▶ [WHAT YOU ARE ASKED TO DO]
Under this line sits a listing. Repeat exactly and only its lines from the one holding "Recreate this image" through the one holding "ax = fig.add_axes([95/571, 1"; skip pictures.

begin

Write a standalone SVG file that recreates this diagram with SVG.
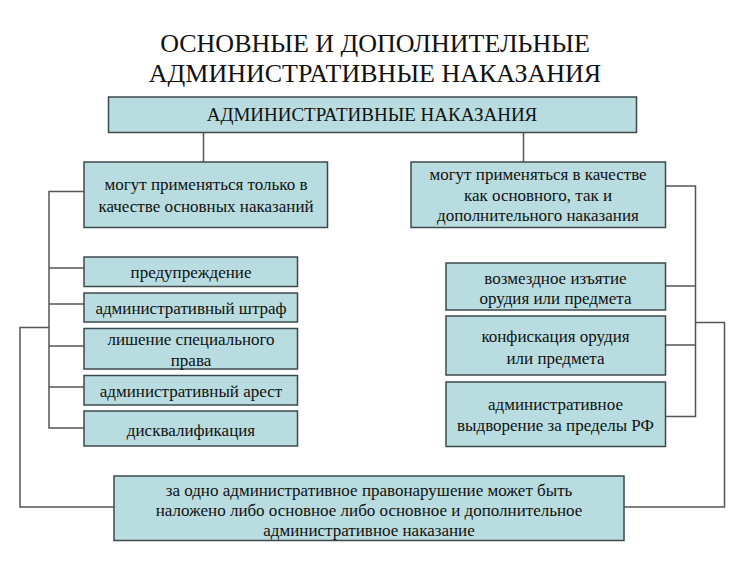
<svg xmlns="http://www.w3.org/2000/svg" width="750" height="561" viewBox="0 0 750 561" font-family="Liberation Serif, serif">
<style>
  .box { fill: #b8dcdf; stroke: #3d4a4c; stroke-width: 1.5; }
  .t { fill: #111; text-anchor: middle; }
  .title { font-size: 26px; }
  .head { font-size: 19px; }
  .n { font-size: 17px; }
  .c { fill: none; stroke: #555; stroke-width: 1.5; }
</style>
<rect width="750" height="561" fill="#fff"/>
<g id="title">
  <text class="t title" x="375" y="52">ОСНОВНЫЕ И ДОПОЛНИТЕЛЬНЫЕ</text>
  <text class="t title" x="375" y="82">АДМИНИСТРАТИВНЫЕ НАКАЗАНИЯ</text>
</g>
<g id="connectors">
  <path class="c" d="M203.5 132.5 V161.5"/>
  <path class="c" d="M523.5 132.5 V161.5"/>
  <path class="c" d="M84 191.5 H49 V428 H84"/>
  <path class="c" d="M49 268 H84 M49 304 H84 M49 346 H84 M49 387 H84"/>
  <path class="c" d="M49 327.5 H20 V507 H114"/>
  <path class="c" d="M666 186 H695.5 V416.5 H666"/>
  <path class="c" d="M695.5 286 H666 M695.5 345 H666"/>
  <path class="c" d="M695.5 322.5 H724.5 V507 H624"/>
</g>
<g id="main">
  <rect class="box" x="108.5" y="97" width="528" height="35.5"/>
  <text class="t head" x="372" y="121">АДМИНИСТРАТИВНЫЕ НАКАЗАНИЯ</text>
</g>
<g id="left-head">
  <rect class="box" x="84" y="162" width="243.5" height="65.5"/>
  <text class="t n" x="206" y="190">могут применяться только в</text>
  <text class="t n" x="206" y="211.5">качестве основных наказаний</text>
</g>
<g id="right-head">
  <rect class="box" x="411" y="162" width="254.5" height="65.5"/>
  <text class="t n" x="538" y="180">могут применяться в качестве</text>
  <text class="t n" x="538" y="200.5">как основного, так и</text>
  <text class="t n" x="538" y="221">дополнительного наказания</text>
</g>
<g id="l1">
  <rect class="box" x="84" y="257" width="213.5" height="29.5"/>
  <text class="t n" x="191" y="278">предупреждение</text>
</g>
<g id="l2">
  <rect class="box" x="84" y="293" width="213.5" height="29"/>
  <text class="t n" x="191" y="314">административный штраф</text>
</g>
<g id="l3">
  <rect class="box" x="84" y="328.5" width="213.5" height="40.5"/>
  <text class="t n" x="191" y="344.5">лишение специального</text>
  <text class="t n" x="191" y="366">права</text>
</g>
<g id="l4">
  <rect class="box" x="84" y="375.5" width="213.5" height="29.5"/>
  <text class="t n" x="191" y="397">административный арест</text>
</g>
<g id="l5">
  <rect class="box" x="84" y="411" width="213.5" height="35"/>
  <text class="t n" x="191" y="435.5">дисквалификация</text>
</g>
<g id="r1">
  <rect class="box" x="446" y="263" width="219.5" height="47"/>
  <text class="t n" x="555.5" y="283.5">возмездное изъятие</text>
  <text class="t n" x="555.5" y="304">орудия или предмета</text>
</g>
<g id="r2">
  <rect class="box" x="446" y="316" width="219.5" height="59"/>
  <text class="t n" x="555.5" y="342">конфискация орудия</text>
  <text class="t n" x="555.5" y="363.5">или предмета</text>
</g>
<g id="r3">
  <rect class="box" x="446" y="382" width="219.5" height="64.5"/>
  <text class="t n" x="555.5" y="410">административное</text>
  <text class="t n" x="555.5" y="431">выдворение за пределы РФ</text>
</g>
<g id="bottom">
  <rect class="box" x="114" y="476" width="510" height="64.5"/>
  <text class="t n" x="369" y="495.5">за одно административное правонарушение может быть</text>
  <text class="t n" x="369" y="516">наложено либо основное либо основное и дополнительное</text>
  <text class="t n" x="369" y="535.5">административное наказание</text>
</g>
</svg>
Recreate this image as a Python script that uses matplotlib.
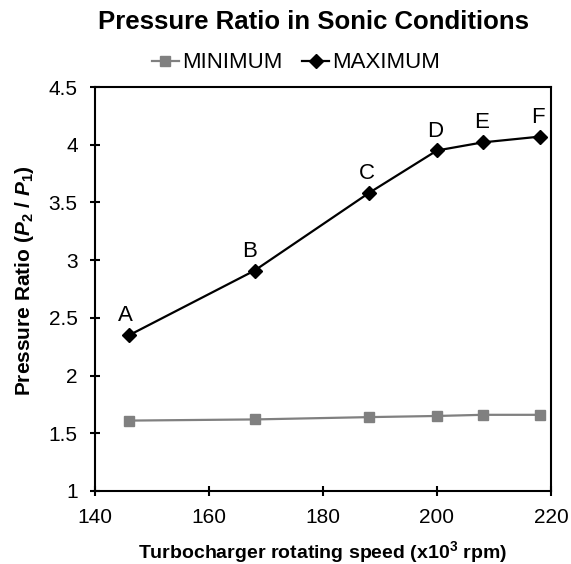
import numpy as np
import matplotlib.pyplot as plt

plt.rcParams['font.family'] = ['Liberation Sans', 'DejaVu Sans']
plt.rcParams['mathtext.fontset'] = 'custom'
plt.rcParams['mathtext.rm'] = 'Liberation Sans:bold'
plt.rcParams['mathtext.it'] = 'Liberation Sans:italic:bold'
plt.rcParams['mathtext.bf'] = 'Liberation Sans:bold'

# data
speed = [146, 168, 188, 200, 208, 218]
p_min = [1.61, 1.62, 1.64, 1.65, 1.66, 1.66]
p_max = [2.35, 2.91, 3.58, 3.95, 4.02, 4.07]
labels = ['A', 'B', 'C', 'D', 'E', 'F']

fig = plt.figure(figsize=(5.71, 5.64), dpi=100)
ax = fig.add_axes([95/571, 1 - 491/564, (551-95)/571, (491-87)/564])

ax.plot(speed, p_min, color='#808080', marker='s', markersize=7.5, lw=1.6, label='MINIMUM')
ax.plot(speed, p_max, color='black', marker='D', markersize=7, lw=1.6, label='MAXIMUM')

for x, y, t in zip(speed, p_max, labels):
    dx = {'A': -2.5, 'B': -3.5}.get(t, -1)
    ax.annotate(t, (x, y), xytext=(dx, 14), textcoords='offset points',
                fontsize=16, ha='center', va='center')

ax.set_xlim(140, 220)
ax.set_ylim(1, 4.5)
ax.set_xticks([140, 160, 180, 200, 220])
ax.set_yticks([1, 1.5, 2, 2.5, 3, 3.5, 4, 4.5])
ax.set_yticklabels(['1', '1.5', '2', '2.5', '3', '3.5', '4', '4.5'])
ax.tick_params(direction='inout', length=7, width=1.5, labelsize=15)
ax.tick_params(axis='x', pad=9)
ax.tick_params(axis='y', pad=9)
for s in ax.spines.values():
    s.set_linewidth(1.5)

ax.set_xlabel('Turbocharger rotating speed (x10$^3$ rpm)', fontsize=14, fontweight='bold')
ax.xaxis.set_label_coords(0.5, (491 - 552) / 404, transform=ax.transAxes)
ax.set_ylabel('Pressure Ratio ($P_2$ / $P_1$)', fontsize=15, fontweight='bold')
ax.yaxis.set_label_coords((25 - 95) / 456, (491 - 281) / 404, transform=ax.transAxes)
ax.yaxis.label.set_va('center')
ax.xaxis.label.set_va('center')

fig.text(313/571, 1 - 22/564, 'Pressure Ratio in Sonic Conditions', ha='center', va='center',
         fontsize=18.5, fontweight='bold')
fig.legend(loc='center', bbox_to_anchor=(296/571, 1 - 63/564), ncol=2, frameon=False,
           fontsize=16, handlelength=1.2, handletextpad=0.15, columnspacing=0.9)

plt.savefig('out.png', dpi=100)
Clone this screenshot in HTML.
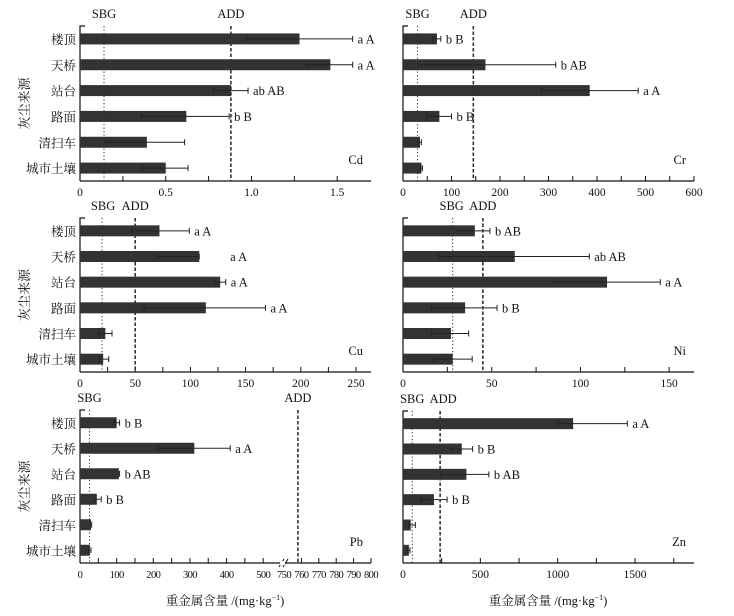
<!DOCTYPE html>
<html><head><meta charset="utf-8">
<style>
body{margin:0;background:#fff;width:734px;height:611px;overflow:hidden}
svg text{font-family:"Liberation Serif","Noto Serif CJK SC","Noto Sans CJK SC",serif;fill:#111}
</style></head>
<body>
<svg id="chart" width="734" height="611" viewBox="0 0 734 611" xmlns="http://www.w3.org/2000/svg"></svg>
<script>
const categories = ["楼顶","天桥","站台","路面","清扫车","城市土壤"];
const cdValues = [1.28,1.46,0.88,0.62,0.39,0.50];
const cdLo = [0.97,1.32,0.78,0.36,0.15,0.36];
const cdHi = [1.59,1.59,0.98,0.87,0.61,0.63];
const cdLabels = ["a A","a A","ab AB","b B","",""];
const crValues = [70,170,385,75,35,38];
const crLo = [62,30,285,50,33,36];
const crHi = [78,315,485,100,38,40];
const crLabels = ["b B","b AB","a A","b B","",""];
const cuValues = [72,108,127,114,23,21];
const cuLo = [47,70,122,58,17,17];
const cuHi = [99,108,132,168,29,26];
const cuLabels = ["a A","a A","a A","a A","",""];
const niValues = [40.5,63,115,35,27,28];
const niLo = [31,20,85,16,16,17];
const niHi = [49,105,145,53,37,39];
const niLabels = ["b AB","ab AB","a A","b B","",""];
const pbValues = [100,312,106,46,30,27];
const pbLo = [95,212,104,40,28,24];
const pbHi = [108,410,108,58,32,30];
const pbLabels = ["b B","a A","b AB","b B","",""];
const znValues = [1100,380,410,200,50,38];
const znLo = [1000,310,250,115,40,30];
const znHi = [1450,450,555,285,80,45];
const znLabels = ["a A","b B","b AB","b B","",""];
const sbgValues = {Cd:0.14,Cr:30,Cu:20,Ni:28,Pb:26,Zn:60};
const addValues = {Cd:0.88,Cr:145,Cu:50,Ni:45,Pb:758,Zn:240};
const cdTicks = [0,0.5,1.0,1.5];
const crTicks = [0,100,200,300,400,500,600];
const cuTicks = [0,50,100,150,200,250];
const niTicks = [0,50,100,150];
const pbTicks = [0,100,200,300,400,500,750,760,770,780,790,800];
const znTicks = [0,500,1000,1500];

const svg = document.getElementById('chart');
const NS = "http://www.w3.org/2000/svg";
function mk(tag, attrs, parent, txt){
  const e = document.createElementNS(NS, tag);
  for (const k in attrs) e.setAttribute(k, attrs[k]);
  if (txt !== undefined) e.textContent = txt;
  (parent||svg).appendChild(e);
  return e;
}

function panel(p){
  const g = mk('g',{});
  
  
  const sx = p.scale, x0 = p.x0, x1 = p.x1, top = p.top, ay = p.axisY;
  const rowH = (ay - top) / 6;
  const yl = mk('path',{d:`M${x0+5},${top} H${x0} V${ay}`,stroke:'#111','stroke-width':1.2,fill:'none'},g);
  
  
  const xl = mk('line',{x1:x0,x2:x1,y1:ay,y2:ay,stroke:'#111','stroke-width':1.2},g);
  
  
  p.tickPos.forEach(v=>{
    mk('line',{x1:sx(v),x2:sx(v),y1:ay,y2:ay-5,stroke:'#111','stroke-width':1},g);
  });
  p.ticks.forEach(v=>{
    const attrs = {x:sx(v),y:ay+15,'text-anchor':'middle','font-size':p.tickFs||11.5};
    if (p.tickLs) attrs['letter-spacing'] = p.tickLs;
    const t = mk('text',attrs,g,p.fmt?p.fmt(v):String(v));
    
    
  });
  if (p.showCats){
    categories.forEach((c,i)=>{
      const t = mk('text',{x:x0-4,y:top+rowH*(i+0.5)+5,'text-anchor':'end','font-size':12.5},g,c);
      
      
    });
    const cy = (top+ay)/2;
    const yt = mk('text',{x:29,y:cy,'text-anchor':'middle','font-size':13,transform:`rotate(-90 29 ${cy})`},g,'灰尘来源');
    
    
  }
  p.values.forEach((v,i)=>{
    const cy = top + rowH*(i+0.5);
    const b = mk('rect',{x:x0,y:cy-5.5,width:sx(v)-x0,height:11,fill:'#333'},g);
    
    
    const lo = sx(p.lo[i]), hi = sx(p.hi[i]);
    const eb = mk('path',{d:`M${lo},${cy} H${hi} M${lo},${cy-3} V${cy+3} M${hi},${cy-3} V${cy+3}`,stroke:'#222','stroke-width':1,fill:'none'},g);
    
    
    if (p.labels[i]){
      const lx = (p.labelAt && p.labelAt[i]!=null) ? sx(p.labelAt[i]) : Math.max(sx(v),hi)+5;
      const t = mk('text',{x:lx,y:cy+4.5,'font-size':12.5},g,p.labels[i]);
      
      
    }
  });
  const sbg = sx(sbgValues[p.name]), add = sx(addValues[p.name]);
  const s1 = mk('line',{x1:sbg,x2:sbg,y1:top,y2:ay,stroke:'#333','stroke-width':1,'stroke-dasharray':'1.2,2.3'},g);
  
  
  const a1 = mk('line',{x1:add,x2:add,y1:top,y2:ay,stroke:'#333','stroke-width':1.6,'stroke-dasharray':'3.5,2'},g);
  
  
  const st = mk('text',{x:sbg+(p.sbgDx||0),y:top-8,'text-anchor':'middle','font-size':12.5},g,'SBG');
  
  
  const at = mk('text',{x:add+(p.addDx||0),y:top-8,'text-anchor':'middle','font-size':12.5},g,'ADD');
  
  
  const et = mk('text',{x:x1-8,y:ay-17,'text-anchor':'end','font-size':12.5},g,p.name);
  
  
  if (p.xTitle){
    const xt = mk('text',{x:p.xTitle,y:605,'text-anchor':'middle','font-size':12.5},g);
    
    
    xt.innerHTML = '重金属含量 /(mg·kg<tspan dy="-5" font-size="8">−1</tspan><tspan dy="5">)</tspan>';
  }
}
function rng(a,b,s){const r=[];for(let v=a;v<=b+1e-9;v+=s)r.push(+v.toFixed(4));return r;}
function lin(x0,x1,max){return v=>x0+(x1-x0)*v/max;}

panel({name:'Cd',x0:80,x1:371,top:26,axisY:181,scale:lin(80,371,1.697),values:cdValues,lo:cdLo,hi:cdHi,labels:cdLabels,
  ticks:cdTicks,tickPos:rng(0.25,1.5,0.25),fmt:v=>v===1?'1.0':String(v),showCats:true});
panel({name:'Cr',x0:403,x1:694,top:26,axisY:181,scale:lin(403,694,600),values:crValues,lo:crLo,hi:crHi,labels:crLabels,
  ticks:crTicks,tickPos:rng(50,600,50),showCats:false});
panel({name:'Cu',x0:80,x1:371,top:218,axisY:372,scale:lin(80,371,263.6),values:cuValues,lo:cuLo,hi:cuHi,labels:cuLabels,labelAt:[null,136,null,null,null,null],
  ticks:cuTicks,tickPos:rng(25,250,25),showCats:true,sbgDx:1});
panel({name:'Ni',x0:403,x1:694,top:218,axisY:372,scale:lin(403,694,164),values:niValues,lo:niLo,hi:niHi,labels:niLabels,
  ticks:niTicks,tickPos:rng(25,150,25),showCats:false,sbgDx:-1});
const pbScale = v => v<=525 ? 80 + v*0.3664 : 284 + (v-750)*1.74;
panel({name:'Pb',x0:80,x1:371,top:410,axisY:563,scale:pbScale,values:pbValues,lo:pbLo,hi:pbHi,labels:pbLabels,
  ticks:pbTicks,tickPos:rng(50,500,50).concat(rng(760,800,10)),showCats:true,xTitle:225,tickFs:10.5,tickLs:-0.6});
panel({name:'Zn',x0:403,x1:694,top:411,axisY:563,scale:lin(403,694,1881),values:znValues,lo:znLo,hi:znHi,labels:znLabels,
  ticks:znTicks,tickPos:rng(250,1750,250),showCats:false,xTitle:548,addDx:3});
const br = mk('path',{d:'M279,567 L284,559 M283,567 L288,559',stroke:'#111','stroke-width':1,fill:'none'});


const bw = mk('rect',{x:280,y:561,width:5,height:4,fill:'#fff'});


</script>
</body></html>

end

▶ [OUTPUT]
Recreate this image as a Python script that uses matplotlib.
import numpy as np
import matplotlib.pyplot as plt

plt.rcParams['font.family'] = ['Liberation Sans', 'DejaVu Sans']
plt.rcParams['mathtext.fontset'] = 'custom'
plt.rcParams['mathtext.rm'] = 'Liberation Sans:bold'
plt.rcParams['mathtext.it'] = 'Liberation Sans:italic:bold'
plt.rcParams['mathtext.bf'] = 'Liberation Sans:bold'

# data
speed = [146, 168, 188, 200, 208, 218]
p_min = [1.61, 1.62, 1.64, 1.65, 1.66, 1.66]
p_max = [2.35, 2.91, 3.58, 3.95, 4.02, 4.07]
labels = ['A', 'B', 'C', 'D', 'E', 'F']

fig = plt.figure(figsize=(5.71, 5.64), dpi=100)
ax = fig.add_axes([95/571, 1 - 491/564, (551-95)/571, (491-87)/564])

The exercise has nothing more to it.